Upper domain models are data. They are expressed as conceptual RDF and organized into named graphs, making them introspectable, queryable, and versionable within the UDA knowledge graph. This graph unifies not just the domain models themselves, but also the schemas they transpile to — GraphQL, Avro, Iceberg, Java — and the mappings that connect domain concepts to concrete data containers, such as GraphQL type resolvers served by a Domain Graph Service, Data Mesh sources, or Iceberg tables, through their representations. Upper raises the level of abstraction above traditional ontology languages: it defines a strict subset of semantic technologies from the W3C tailored and generalized for domain modeling. It builds on ontology frameworks like RDFS, OWL, and SHACL so domain authors can model effectively without even needing to learn what an ontology is.

Screenshot of UDA UI showing domain model for One Piece serialized as Turtle.

UDA domain model for One Piece. Link to full definition.

Upper is the metamodel for Connected Data in UDA — the model for all models. It is designed as a bootstrapping upper ontology, which means that Upper is self-referencing, because it models itself as a domain model; self-describing, because it defines the very concept of a domain model; and self-validating, because it conforms to its own model. This approach enables UDA to bootstrap its own infrastructure: Upper itself is projected into a generated Jena-based Java API and GraphQL schema used in GraphQL service federated into Netflix’s Enterprise GraphQL gateway.
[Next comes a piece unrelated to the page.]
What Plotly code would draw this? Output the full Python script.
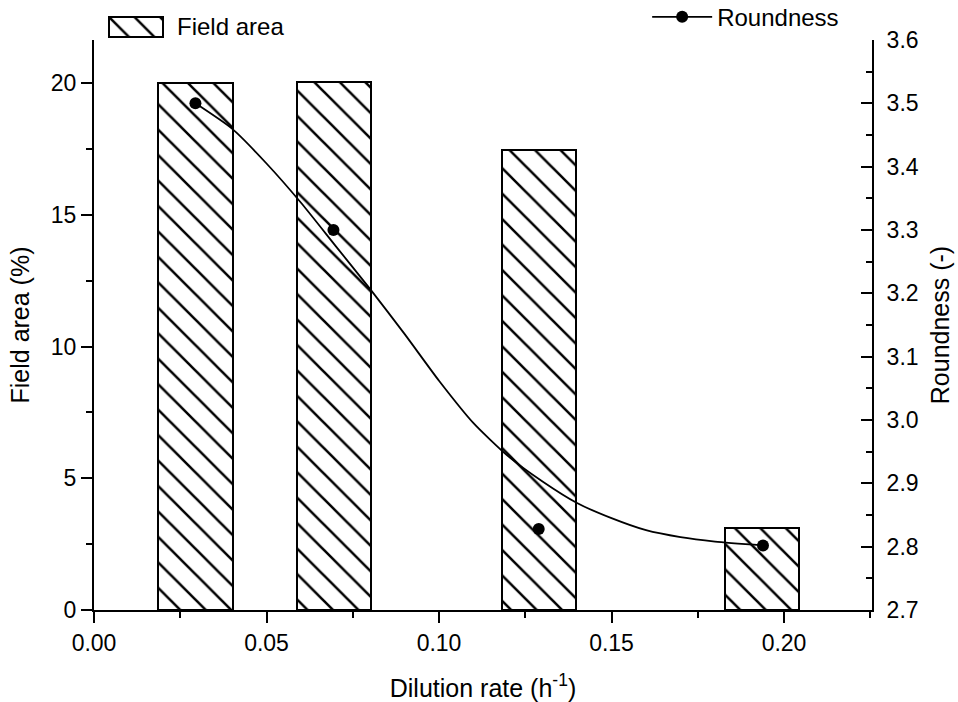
import plotly.graph_objects as go

# ---- data ----
dilution = [0.0294, 0.0696, 0.1289, 0.1935]
field_area = [20.0, 20.06, 17.47, 3.12]
roundness_x = [0.0294, 0.0694, 0.1289, 0.1939]
roundness = [3.50, 3.30, 2.828, 2.802]
fit_x = [0.0294, 0.040, 0.050, 0.060, 0.070, 0.080, 0.090, 0.100, 0.110,
         0.120, 0.130, 0.140, 0.150, 0.160, 0.170, 0.180, 0.1939]
fit_y = [3.500, 3.460, 3.405, 3.343, 3.275, 3.207, 3.136, 3.062, 2.995,
         2.943, 2.903, 2.869, 2.845, 2.826, 2.815, 2.808, 2.802]
x_ticks = [0.00, 0.05, 0.10, 0.15, 0.20]
legend_swatch = [1]

FONT = "Liberation Sans, Arial, sans-serif"
FS = 23
FT = 25

MAIN_TOP = 0.95

hatch = dict(shape="\\", size=18, solidity=0.14, fgcolor="black", fgopacity=1,
             bgcolor="white")

fig = go.Figure()
fig.add_trace(go.Bar(
    x=dilution, y=field_area, width=0.0215, name="Field area",
    marker=dict(color="white", line=dict(color="black", width=2), pattern=hatch),
    showlegend=False,
))
# legend swatch for the bars
fig.add_trace(go.Bar(
    x=[0], y=legend_swatch, width=1, xaxis="x3", yaxis="y3",
    marker=dict(color="white", line=dict(color="black", width=2), pattern=hatch),
    showlegend=False, hoverinfo="skip",
))
fig.add_trace(go.Scatter(
    x=fit_x, y=fit_y, mode="lines",
    line=dict(color="black", width=1.8, shape="spline", smoothing=0.6),
    yaxis="y2", showlegend=False,
))
fig.add_trace(go.Scatter(
    x=roundness_x, y=roundness, mode="markers",
    marker=dict(color="black", size=12), yaxis="y2", showlegend=False,
))
fig.add_trace(go.Scatter(
    x=[None], y=[None], mode="lines+markers", name="Roundness",
    line=dict(color="black", width=1.8), marker=dict(color="black", size=12),
    yaxis="y2", legend="legend2",
))

axis_common = dict(showline=True, linecolor="black", linewidth=2, showgrid=False,
                   zeroline=False, tickcolor="black", tickwidth=2, ticklen=11,
                   automargin=False,
                   tickfont=dict(family=FONT, size=FS, color="black"))

fig.update_layout(
    width=958, height=702,
    margin=dict(l=94, r=86, t=10, b=92, autoexpand=False),
    paper_bgcolor="white", plot_bgcolor="white",
    font=dict(family=FONT, size=FS, color="black"),
    bargap=0,
    xaxis=dict(**axis_common, range=[0, 0.2255], tickvals=x_ticks, tickformat=".2f",
               ticks="outside",
               minor=dict(dtick=0.025, ticklen=6, ticks="outside", tickcolor="black", tickwidth=2),
               title=dict(text="Dilution rate (h<sup>-1</sup>)", standoff=26,
                          font=dict(family=FONT, size=FT))),
    yaxis=dict(**axis_common, range=[0, 21.64], dtick=5, ticks="outside",
               domain=[0, MAIN_TOP],
               minor=dict(dtick=2.5, ticklen=6, ticks="outside", tickcolor="black", tickwidth=2),
               title=dict(text="Field area (%)", standoff=14,
                          font=dict(family=FONT, size=FT))),
    yaxis2=dict(**axis_common, range=[2.7, 3.6], dtick=0.1, tickformat=".1f",
                overlaying="y", side="right", ticks="inside", ticklabelstandoff=8,
                minor=dict(dtick=0.05, ticklen=6, ticks="inside", tickcolor="black", tickwidth=2),
                title=dict(text="Roundness (-)", standoff=14,
                           font=dict(family=FONT, size=FT))),
    xaxis3=dict(domain=[0.0180, 0.0900], range=[-0.52, 0.52], visible=False,
                anchor="y3", fixedrange=True),
    yaxis3=dict(domain=[0.953, 0.990], range=[-0.05, 1.05], visible=False,
                anchor="x3", fixedrange=True),
    annotations=[dict(text="Field area", x=0.104, y=0.9717, xref="paper", yref="paper",
                      xanchor="left", yanchor="middle", showarrow=False,
                      font=dict(family=FONT, size=24, color="black"))],
    legend2=dict(x=0.711, y=0.988, xanchor="left", yanchor="middle", bgcolor="rgba(0,0,0,0)",
                 font=dict(family=FONT, size=24), itemwidth=60),
)

fig.write_html("out.html")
These same generated APIs are then used by the projections and the UI. Because all domain models are conservative extensions of Upper, other system domain models — including those for GraphQL, Avro, Data Mesh, and Mappings — integrate seamlessly into the same runtime, enabling consistent data semantics and interoperability across schemas.

Screenshot of an IDE. It shows Java code using the generated API from the Upper metamodel to traverse and print terms from a domain domain in the top while the bottom contains the output of an execution.

Traversing a domain model programmatically using the Java API generated from the Upper metamodel.

Data Container Representations

Data containers are repositories of information. They contain instance data that conform to their own schema languages or type systems: federated entities from GraphQL services, Avro records from Data Mesh sources, rows from Iceberg tables, or objects from Java APIs. Each container operates within the context of a system that imposes its own structural and operational constraints.

Screenshot of a UI showing details for a Data Mesh Source containing One Piece Characters.

A Data Mesh source is a data container.

Data container representations are data. They are faithful interpretations of the members of data systems as graph data. UDA captures the definition of these systems as their own domain models, the system domains. These models encode both the information architecture of the systems and the schemas of the data containers within. They provide a blueprint for translating the systems into graph representations.